### Material supplied

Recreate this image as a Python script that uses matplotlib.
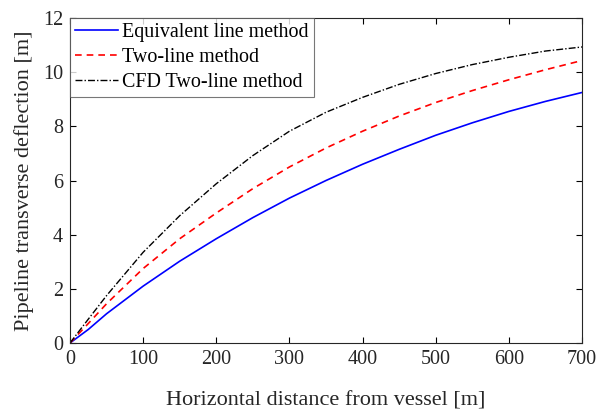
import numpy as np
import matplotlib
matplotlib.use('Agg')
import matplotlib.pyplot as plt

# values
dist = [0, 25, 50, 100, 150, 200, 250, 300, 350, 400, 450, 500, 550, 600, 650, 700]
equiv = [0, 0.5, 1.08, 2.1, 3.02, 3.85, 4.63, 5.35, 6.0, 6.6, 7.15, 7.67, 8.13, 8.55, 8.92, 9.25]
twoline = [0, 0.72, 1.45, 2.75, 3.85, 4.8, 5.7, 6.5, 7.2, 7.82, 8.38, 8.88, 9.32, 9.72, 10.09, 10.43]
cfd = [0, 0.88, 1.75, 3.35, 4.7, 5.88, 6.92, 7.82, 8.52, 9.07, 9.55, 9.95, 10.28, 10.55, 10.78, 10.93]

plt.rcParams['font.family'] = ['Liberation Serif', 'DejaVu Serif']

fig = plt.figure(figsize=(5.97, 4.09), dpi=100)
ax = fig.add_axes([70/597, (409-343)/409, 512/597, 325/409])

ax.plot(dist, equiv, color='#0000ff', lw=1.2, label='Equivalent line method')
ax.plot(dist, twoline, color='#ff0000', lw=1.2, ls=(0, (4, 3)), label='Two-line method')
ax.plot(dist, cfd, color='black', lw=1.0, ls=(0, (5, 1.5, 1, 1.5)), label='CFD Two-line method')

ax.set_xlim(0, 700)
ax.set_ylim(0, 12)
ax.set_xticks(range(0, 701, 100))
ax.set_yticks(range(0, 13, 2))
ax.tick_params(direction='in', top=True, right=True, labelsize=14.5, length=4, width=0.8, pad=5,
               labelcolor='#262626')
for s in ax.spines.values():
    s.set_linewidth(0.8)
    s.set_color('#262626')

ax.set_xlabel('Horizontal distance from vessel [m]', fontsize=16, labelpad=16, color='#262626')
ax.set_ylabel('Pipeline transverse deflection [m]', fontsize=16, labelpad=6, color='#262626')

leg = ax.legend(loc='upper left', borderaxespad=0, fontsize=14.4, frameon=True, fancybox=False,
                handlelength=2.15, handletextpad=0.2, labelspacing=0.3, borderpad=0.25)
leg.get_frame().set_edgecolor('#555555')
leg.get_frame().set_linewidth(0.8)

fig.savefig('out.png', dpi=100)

######
### Material supplied

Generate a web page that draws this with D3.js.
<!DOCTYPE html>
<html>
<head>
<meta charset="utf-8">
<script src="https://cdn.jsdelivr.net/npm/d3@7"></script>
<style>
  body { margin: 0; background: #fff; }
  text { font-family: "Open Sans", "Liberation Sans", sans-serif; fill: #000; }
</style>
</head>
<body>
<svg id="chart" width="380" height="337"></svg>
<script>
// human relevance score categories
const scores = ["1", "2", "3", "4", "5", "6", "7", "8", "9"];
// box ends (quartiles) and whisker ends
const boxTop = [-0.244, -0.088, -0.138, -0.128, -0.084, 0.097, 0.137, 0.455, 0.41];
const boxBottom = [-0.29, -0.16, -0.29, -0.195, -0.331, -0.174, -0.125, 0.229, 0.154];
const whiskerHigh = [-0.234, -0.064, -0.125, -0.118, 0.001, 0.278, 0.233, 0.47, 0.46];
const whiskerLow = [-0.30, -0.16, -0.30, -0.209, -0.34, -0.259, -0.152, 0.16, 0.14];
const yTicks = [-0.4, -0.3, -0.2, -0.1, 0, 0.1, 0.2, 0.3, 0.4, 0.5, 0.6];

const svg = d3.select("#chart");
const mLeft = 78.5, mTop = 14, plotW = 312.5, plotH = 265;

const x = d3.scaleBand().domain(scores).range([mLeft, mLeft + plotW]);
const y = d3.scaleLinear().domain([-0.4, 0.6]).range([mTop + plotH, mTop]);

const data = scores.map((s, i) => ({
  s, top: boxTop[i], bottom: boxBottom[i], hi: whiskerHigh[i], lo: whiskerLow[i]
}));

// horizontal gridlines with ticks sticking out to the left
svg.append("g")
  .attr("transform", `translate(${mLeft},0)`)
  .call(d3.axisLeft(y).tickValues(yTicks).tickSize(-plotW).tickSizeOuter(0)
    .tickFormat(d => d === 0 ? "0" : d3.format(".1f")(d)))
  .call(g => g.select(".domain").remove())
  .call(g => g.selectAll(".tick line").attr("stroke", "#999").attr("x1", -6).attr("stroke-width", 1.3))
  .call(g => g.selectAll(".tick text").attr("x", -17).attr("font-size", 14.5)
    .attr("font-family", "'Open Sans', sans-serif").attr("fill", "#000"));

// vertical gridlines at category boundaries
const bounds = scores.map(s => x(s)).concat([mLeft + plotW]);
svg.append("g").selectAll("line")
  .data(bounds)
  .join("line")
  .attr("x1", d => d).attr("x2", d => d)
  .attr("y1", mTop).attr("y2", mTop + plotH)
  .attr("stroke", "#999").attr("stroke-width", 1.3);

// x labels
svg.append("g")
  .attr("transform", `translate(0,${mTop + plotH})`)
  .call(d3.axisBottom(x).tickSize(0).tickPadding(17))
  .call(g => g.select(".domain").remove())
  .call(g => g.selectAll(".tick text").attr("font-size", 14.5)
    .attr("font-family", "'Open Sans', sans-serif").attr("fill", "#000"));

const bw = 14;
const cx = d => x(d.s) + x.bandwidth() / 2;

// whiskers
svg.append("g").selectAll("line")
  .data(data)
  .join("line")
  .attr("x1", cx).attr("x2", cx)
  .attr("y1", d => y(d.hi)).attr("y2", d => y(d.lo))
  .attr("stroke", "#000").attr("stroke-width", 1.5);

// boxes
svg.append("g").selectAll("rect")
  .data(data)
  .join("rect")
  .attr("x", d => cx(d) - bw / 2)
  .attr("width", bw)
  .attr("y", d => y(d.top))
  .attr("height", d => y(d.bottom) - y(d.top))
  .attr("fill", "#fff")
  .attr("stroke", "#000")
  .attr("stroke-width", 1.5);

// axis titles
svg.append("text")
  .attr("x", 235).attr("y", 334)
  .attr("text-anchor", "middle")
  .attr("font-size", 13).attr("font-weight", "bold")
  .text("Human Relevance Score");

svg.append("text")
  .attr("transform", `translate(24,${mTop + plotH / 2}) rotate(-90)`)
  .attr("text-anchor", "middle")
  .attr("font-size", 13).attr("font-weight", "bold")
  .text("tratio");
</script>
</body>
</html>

######
### Material supplied

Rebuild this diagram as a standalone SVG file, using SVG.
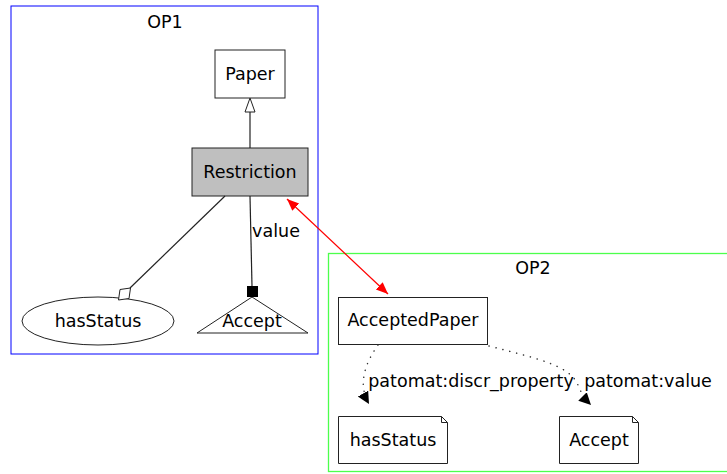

######

## Problem to solve:
In the entries above, find the line that contains "Recreate this image" and the line that contains "fig.savefig('out.png', dpi=100)". Reproduce exactly those two lines and every line between them, but not the pictures.

## Problem solution:
Recreate this image as a Python script that uses matplotlib.
import numpy as np
import matplotlib
matplotlib.use('Agg')
import matplotlib.pyplot as plt

# values
dist = [0, 25, 50, 100, 150, 200, 250, 300, 350, 400, 450, 500, 550, 600, 650, 700]
equiv = [0, 0.5, 1.08, 2.1, 3.02, 3.85, 4.63, 5.35, 6.0, 6.6, 7.15, 7.67, 8.13, 8.55, 8.92, 9.25]
twoline = [0, 0.72, 1.45, 2.75, 3.85, 4.8, 5.7, 6.5, 7.2, 7.82, 8.38, 8.88, 9.32, 9.72, 10.09, 10.43]
cfd = [0, 0.88, 1.75, 3.35, 4.7, 5.88, 6.92, 7.82, 8.52, 9.07, 9.55, 9.95, 10.28, 10.55, 10.78, 10.93]

plt.rcParams['font.family'] = ['Liberation Serif', 'DejaVu Serif']

fig = plt.figure(figsize=(5.97, 4.09), dpi=100)
ax = fig.add_axes([70/597, (409-343)/409, 512/597, 325/409])

ax.plot(dist, equiv, color='#0000ff', lw=1.2, label='Equivalent line method')
ax.plot(dist, twoline, color='#ff0000', lw=1.2, ls=(0, (4, 3)), label='Two-line method')
ax.plot(dist, cfd, color='black', lw=1.0, ls=(0, (5, 1.5, 1, 1.5)), label='CFD Two-line method')

ax.set_xlim(0, 700)
ax.set_ylim(0, 12)
ax.set_xticks(range(0, 701, 100))
ax.set_yticks(range(0, 13, 2))
ax.tick_params(direction='in', top=True, right=True, labelsize=14.5, length=4, width=0.8, pad=5,
               labelcolor='#262626')
for s in ax.spines.values():
    s.set_linewidth(0.8)
    s.set_color('#262626')

ax.set_xlabel('Horizontal distance from vessel [m]', fontsize=16, labelpad=16, color='#262626')
ax.set_ylabel('Pipeline transverse deflection [m]', fontsize=16, labelpad=6, color='#262626')

leg = ax.legend(loc='upper left', borderaxespad=0, fontsize=14.4, frameon=True, fancybox=False,
                handlelength=2.15, handletextpad=0.2, labelspacing=0.3, borderpad=0.25)
leg.get_frame().set_edgecolor('#555555')
leg.get_frame().set_linewidth(0.8)

fig.savefig('out.png', dpi=100)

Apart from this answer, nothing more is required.